Short exercise |
Write out all the lines again, precisely as they stand, but without the images.

Source excerpt |
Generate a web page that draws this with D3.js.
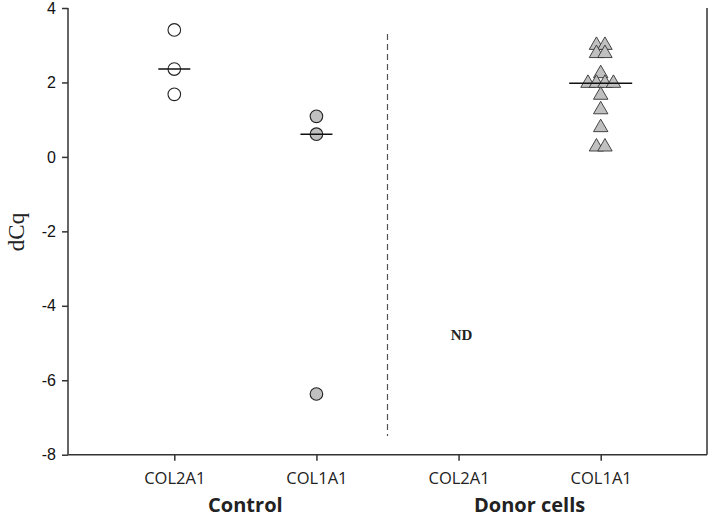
<!DOCTYPE html>
<html>
<head>
<meta charset="utf-8">
<script src="https://cdn.jsdelivr.net/npm/d3@7"></script>
<style>
  html, body { margin: 0; padding: 0; background: #fff; }
  svg { display: block; }
</style>
</head>
<body>
<svg id="chart" width="709" height="519"></svg>
<script>
// ---- data ----
const categories = ["c_COL2A1", "c_COL1A1", "d_COL2A1", "d_COL1A1"];
const tickLabels = ["COL2A1", "COL1A1", "COL2A1", "COL1A1"];
const groupLabels = ["Control", "Donor cells"];
const yTicks = [-8, -6, -4, -2, 0, 2, 4];

const controlCOL2A1 = [3.41, 2.36, 1.68];
const controlCOL1A1 = [1.09, 0.61, -6.37];
const donorCOL2A1 = [];            // not detected
const donorCOL1A1 = [3.0, 3.0, 2.78, 2.78, 2.24, 1.98, 1.98, 1.98, 1.98, 1.66, 1.27, 0.79, 0.27, 0.27];

const series = [
  { cat: "c_COL2A1", values: controlCOL2A1, shape: "circle", fill: "#ffffff", half: 16 },
  { cat: "c_COL1A1", values: controlCOL1A1, shape: "circle", fill: "#c0c0c0", half: 16 },
  { cat: "d_COL1A1", values: donorCOL1A1, shape: "triangle", fill: "#c0c0c0", half: 31.5 }
];

// ---- layout ----
const svg = d3.select("#chart");
const x = d3.scalePoint().domain(categories).range([174.3, 600.7]);
const y = d3.scaleLinear().domain([-8, 4]).range([454.7, 8]);
const axisLeftX = 68, axisRightX = 707;
const axisColor = "#333";

// y axis
const yAxis = svg.append("g")
  .attr("transform", `translate(${axisLeftX},0)`)
  .call(d3.axisLeft(y).tickValues(yTicks).tickSize(6).tickPadding(6).tickFormat(d => String(d)));
yAxis.select(".domain").attr("stroke", axisColor).attr("stroke-width", 1.5).attr("d", `M0,${y(4)}V${y(-8)}`);
yAxis.selectAll(".tick line").attr("stroke", axisColor).attr("stroke-width", 1.5);
yAxis.selectAll(".tick text")
  .attr("fill", "#111")
  .style("font-family", "'Liberation Sans', Arial, sans-serif")
  .style("font-size", "16px");

// x axis
const xAxis = svg.append("g")
  .attr("transform", `translate(0,${y(-8)})`)
  .call(d3.axisBottom(x).tickSize(6).tickPadding(12).tickFormat((d, i) => tickLabels[i]));
xAxis.select(".domain").attr("stroke", axisColor).attr("stroke-width", 1.5).attr("d", `M${axisLeftX},0H${axisRightX}`);
xAxis.selectAll(".tick line").attr("stroke", axisColor).attr("stroke-width", 1.5);
xAxis.selectAll(".tick text")
  .attr("fill", "#222")
  .style("font-family", "'Open Sans', sans-serif")
  .style("font-size", "16.5px");

// right frame line
svg.append("line")
  .attr("x1", axisRightX).attr("x2", axisRightX)
  .attr("y1", y(4)).attr("y2", y(-8))
  .attr("stroke", axisColor).attr("stroke-width", 1.5);

// group labels
const groupCenters = [
  (x("c_COL2A1") + x("c_COL1A1")) / 2,
  (x("d_COL2A1") + x("d_COL1A1")) / 2
];
svg.selectAll(".group-label").data(groupLabels).enter().append("text")
  .attr("class", "group-label")
  .attr("x", (d, i) => groupCenters[i])
  .attr("y", 512)
  .attr("text-anchor", "middle")
  .attr("fill", "#222")
  .style("font-family", "'Open Sans', sans-serif")
  .style("font-weight", "bold")
  .style("font-size", "20px")
  .text(d => d);

// y axis title
svg.append("text")
  .attr("transform", `translate(24,${232}) rotate(-90)`)
  .attr("text-anchor", "middle")
  .attr("fill", "#222")
  .style("font-family", "'Liberation Serif', 'Times New Roman', serif")
  .style("font-size", "23px")
  .text("dCq");

// dashed separator
const sepX = (x("c_COL1A1") + x("d_COL2A1")) / 2;
svg.append("line")
  .attr("x1", sepX).attr("x2", sepX)
  .attr("y1", y(3.3)).attr("y2", y(-7.5))
  .attr("stroke", "#555").attr("stroke-width", 1.2)
  .attr("stroke-dasharray", "6,4");

// ND label
svg.append("text")
  .attr("x", x("d_COL2A1") + 3)
  .attr("y", 340)
  .attr("text-anchor", "middle")
  .attr("fill", "#222")
  .style("font-family", "'Liberation Serif', 'Times New Roman', serif")
  .style("font-weight", "bold")
  .style("font-size", "15px")
  .text("ND");

// points: spread identical values horizontally (dot-plot style)
const spacing = 8.5;
series.forEach(s => {
  const groups = d3.group(s.values.map((v, i) => ({ v, i })), d => d.v);
  const pts = [];
  groups.forEach(arr => {
    arr.forEach((p, k) => pts.push({ v: p.v, off: (k - (arr.length - 1) / 2) * spacing }));
  });
  const med = d3.median(s.values);
  const g = svg.append("g");
  if (s.shape === "circle") {
    g.selectAll("circle").data(pts).enter().append("circle")
      .attr("cx", d => x(s.cat) + d.off)
      .attr("cy", d => y(d.v))
      .attr("r", 6.3)
      .attr("fill", s.fill)
      .attr("stroke", "#222")
      .attr("stroke-width", 1.1);
  } else {
    const tri = d3.symbol().type(d3.symbolTriangle).size(90);
    g.selectAll("path").data(pts).enter().append("path")
      .attr("d", tri)
      .attr("transform", d => `translate(${x(s.cat) + d.off},${y(d.v)})`)
      .attr("fill", s.fill)
      .attr("stroke", "#333")
      .attr("stroke-width", 0.9);
  }
  svg.append("line")
    .attr("x1", x(s.cat) - s.half).attr("x2", x(s.cat) + s.half)
    .attr("y1", y(med)).attr("y2", y(med))
    .attr("stroke", "#111").attr("stroke-width", 1.6);
});
</script>
</body>
</html>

Response to the exercise |
Generate a web page that draws this with D3.js.
<!DOCTYPE html>
<html>
<head>
<meta charset="utf-8">
<script src="https://cdn.jsdelivr.net/npm/d3@7"></script>
<style>
  html, body { margin: 0; padding: 0; background: #fff; }
  svg { display: block; }
</style>
</head>
<body>
<svg id="chart" width="709" height="519"></svg>
<script>
// ---- data ----
const categories = ["c_COL2A1", "c_COL1A1", "d_COL2A1", "d_COL1A1"];
const tickLabels = ["COL2A1", "COL1A1", "COL2A1", "COL1A1"];
const groupLabels = ["Control", "Donor cells"];
const yTicks = [-8, -6, -4, -2, 0, 2, 4];

const controlCOL2A1 = [3.41, 2.36, 1.68];
const controlCOL1A1 = [1.09, 0.61, -6.37];
const donorCOL2A1 = [];            // not detected
const donorCOL1A1 = [3.0, 3.0, 2.78, 2.78, 2.24, 1.98, 1.98, 1.98, 1.98, 1.66, 1.27, 0.79, 0.27, 0.27];

const series = [
  { cat: "c_COL2A1", values: controlCOL2A1, shape: "circle", fill: "#ffffff", half: 16 },
  { cat: "c_COL1A1", values: controlCOL1A1, shape: "circle", fill: "#c0c0c0", half: 16 },
  { cat: "d_COL1A1", values: donorCOL1A1, shape: "triangle", fill: "#c0c0c0", half: 31.5 }
];

// ---- layout ----
const svg = d3.select("#chart");
const x = d3.scalePoint().domain(categories).range([174.3, 600.7]);
const y = d3.scaleLinear().domain([-8, 4]).range([454.7, 8]);
const axisLeftX = 68, axisRightX = 707;
const axisColor = "#333";

// y axis
const yAxis = svg.append("g")
  .attr("transform", `translate(${axisLeftX},0)`)
  .call(d3.axisLeft(y).tickValues(yTicks).tickSize(6).tickPadding(6).tickFormat(d => String(d)));
yAxis.select(".domain").attr("stroke", axisColor).attr("stroke-width", 1.5).attr("d", `M0,${y(4)}V${y(-8)}`);
yAxis.selectAll(".tick line").attr("stroke", axisColor).attr("stroke-width", 1.5);
yAxis.selectAll(".tick text")
  .attr("fill", "#111")
  .style("font-family", "'Liberation Sans', Arial, sans-serif")
  .style("font-size", "16px");

// x axis
const xAxis = svg.append("g")
  .attr("transform", `translate(0,${y(-8)})`)
  .call(d3.axisBottom(x).tickSize(6).tickPadding(12).tickFormat((d, i) => tickLabels[i]));
xAxis.select(".domain").attr("stroke", axisColor).attr("stroke-width", 1.5).attr("d", `M${axisLeftX},0H${axisRightX}`);
xAxis.selectAll(".tick line").attr("stroke", axisColor).attr("stroke-width", 1.5);
xAxis.selectAll(".tick text")
  .attr("fill", "#222")
  .style("font-family", "'Open Sans', sans-serif")
  .style("font-size", "16.5px");

// right frame line
svg.append("line")
  .attr("x1", axisRightX).attr("x2", axisRightX)
  .attr("y1", y(4)).attr("y2", y(-8))
  .attr("stroke", axisColor).attr("stroke-width", 1.5);

// group labels
const groupCenters = [
  (x("c_COL2A1") + x("c_COL1A1")) / 2,
  (x("d_COL2A1") + x("d_COL1A1")) / 2
];
svg.selectAll(".group-label").data(groupLabels).enter().append("text")
  .attr("class", "group-label")
  .attr("x", (d, i) => groupCenters[i])
  .attr("y", 512)
  .attr("text-anchor", "middle")
  .attr("fill", "#222")
  .style("font-family", "'Open Sans', sans-serif")
  .style("font-weight", "bold")
  .style("font-size", "20px")
  .text(d => d);

// y axis title
svg.append("text")
  .attr("transform", `translate(24,${232}) rotate(-90)`)
  .attr("text-anchor", "middle")
  .attr("fill", "#222")
  .style("font-family", "'Liberation Serif', 'Times New Roman', serif")
  .style("font-size", "23px")
  .text("dCq");

// dashed separator
const sepX = (x("c_COL1A1") + x("d_COL2A1")) / 2;
svg.append("line")
  .attr("x1", sepX).attr("x2", sepX)
  .attr("y1", y(3.3)).attr("y2", y(-7.5))
  .attr("stroke", "#555").attr("stroke-width", 1.2)
  .attr("stroke-dasharray", "6,4");

// ND label
svg.append("text")
  .attr("x", x("d_COL2A1") + 3)
  .attr("y", 340)
  .attr("text-anchor", "middle")
  .attr("fill", "#222")
  .style("font-family", "'Liberation Serif', 'Times New Roman', serif")
  .style("font-weight", "bold")
  .style("font-size", "15px")
  .text("ND");

// points: spread identical values horizontally (dot-plot style)
const spacing = 8.5;
series.forEach(s => {
  const groups = d3.group(s.values.map((v, i) => ({ v, i })), d => d.v);
  const pts = [];
  groups.forEach(arr => {
    arr.forEach((p, k) => pts.push({ v: p.v, off: (k - (arr.length - 1) / 2) * spacing }));
  });
  const med = d3.median(s.values);
  const g = svg.append("g");
  if (s.shape === "circle") {
    g.selectAll("circle").data(pts).enter().append("circle")
      .attr("cx", d => x(s.cat) + d.off)
      .attr("cy", d => y(d.v))
      .attr("r", 6.3)
      .attr("fill", s.fill)
      .attr("stroke", "#222")
      .attr("stroke-width", 1.1);
  } else {
    const tri = d3.symbol().type(d3.symbolTriangle).size(90);
    g.selectAll("path").data(pts).enter().append("path")
      .attr("d", tri)
      .attr("transform", d => `translate(${x(s.cat) + d.off},${y(d.v)})`)
      .attr("fill", s.fill)
      .attr("stroke", "#333")
      .attr("stroke-width", 0.9);
  }
  svg.append("line")
    .attr("x1", x(s.cat) - s.half).attr("x2", x(s.cat) + s.half)
    .attr("y1", y(med)).attr("y2", y(med))
    .attr("stroke", "#111").attr("stroke-width", 1.6);
});
</script>
</body>
</html>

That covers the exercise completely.